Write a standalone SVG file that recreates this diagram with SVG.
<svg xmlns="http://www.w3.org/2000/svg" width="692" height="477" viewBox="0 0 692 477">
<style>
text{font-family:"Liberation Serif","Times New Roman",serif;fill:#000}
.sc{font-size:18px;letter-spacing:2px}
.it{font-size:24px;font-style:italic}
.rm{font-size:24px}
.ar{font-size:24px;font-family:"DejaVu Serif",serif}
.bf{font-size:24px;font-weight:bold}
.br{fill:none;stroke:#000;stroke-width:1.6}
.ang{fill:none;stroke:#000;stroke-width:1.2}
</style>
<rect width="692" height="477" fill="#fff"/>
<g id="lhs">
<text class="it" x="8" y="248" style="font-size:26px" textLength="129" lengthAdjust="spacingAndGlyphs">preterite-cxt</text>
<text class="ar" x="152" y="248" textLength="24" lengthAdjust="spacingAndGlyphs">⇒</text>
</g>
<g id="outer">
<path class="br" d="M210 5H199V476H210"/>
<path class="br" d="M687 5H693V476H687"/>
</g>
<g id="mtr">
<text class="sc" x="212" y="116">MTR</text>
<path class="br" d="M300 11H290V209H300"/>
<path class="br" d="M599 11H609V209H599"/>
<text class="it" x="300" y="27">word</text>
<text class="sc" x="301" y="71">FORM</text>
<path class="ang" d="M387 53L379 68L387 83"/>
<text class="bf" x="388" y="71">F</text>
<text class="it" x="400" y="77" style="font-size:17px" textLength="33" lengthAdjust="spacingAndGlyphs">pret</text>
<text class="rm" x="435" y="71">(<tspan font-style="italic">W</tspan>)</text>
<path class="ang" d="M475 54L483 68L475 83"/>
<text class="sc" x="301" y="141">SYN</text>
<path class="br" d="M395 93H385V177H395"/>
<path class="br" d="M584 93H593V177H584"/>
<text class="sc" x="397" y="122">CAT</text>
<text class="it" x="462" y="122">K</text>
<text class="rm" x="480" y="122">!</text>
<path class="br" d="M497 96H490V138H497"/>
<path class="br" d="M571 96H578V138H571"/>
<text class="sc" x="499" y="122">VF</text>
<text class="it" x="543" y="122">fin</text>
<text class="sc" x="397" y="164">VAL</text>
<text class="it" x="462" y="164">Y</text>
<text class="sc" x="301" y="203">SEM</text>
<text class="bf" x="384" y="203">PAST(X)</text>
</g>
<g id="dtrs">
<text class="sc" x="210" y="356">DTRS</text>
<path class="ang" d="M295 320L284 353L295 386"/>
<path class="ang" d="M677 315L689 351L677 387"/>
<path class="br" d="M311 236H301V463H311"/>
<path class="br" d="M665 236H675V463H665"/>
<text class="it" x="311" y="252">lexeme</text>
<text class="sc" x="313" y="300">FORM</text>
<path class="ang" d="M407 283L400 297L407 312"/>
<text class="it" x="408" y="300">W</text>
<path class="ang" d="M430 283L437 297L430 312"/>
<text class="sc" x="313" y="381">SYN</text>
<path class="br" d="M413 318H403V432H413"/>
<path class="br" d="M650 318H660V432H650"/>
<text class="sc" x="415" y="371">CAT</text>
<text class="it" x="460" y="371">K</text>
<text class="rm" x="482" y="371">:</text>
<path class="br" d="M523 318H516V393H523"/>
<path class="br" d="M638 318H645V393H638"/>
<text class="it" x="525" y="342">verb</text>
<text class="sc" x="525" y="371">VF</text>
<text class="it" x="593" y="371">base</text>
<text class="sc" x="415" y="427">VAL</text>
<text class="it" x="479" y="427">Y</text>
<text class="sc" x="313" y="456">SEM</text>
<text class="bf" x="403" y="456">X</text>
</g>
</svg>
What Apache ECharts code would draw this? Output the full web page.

·····

> _What is required_: Pull out each record as written and restate it exactly.

> _Full solution_:
Write a standalone SVG file that recreates this diagram with SVG.
<svg xmlns="http://www.w3.org/2000/svg" width="692" height="477" viewBox="0 0 692 477">
<style>
text{font-family:"Liberation Serif","Times New Roman",serif;fill:#000}
.sc{font-size:18px;letter-spacing:2px}
.it{font-size:24px;font-style:italic}
.rm{font-size:24px}
.ar{font-size:24px;font-family:"DejaVu Serif",serif}
.bf{font-size:24px;font-weight:bold}
.br{fill:none;stroke:#000;stroke-width:1.6}
.ang{fill:none;stroke:#000;stroke-width:1.2}
</style>
<rect width="692" height="477" fill="#fff"/>
<g id="lhs">
<text class="it" x="8" y="248" style="font-size:26px" textLength="129" lengthAdjust="spacingAndGlyphs">preterite-cxt</text>
<text class="ar" x="152" y="248" textLength="24" lengthAdjust="spacingAndGlyphs">⇒</text>
</g>
<g id="outer">
<path class="br" d="M210 5H199V476H210"/>
<path class="br" d="M687 5H693V476H687"/>
</g>
<g id="mtr">
<text class="sc" x="212" y="116">MTR</text>
<path class="br" d="M300 11H290V209H300"/>
<path class="br" d="M599 11H609V209H599"/>
<text class="it" x="300" y="27">word</text>
<text class="sc" x="301" y="71">FORM</text>
<path class="ang" d="M387 53L379 68L387 83"/>
<text class="bf" x="388" y="71">F</text>
<text class="it" x="400" y="77" style="font-size:17px" textLength="33" lengthAdjust="spacingAndGlyphs">pret</text>
<text class="rm" x="435" y="71">(<tspan font-style="italic">W</tspan>)</text>
<path class="ang" d="M475 54L483 68L475 83"/>
<text class="sc" x="301" y="141">SYN</text>
<path class="br" d="M395 93H385V177H395"/>
<path class="br" d="M584 93H593V177H584"/>
<text class="sc" x="397" y="122">CAT</text>
<text class="it" x="462" y="122">K</text>
<text class="rm" x="480" y="122">!</text>
<path class="br" d="M497 96H490V138H497"/>
<path class="br" d="M571 96H578V138H571"/>
<text class="sc" x="499" y="122">VF</text>
<text class="it" x="543" y="122">fin</text>
<text class="sc" x="397" y="164">VAL</text>
<text class="it" x="462" y="164">Y</text>
<text class="sc" x="301" y="203">SEM</text>
<text class="bf" x="384" y="203">PAST(X)</text>
</g>
<g id="dtrs">
<text class="sc" x="210" y="356">DTRS</text>
<path class="ang" d="M295 320L284 353L295 386"/>
<path class="ang" d="M677 315L689 351L677 387"/>
<path class="br" d="M311 236H301V463H311"/>
<path class="br" d="M665 236H675V463H665"/>
<text class="it" x="311" y="252">lexeme</text>
<text class="sc" x="313" y="300">FORM</text>
<path class="ang" d="M407 283L400 297L407 312"/>
<text class="it" x="408" y="300">W</text>
<path class="ang" d="M430 283L437 297L430 312"/>
<text class="sc" x="313" y="381">SYN</text>
<path class="br" d="M413 318H403V432H413"/>
<path class="br" d="M650 318H660V432H650"/>
<text class="sc" x="415" y="371">CAT</text>
<text class="it" x="460" y="371">K</text>
<text class="rm" x="482" y="371">:</text>
<path class="br" d="M523 318H516V393H523"/>
<path class="br" d="M638 318H645V393H638"/>
<text class="it" x="525" y="342">verb</text>
<text class="sc" x="525" y="371">VF</text>
<text class="it" x="593" y="371">base</text>
<text class="sc" x="415" y="427">VAL</text>
<text class="it" x="479" y="427">Y</text>
<text class="sc" x="313" y="456">SEM</text>
<text class="bf" x="403" y="456">X</text>
</g>
</svg>
What Apache ECharts code would draw this? Output the full web page.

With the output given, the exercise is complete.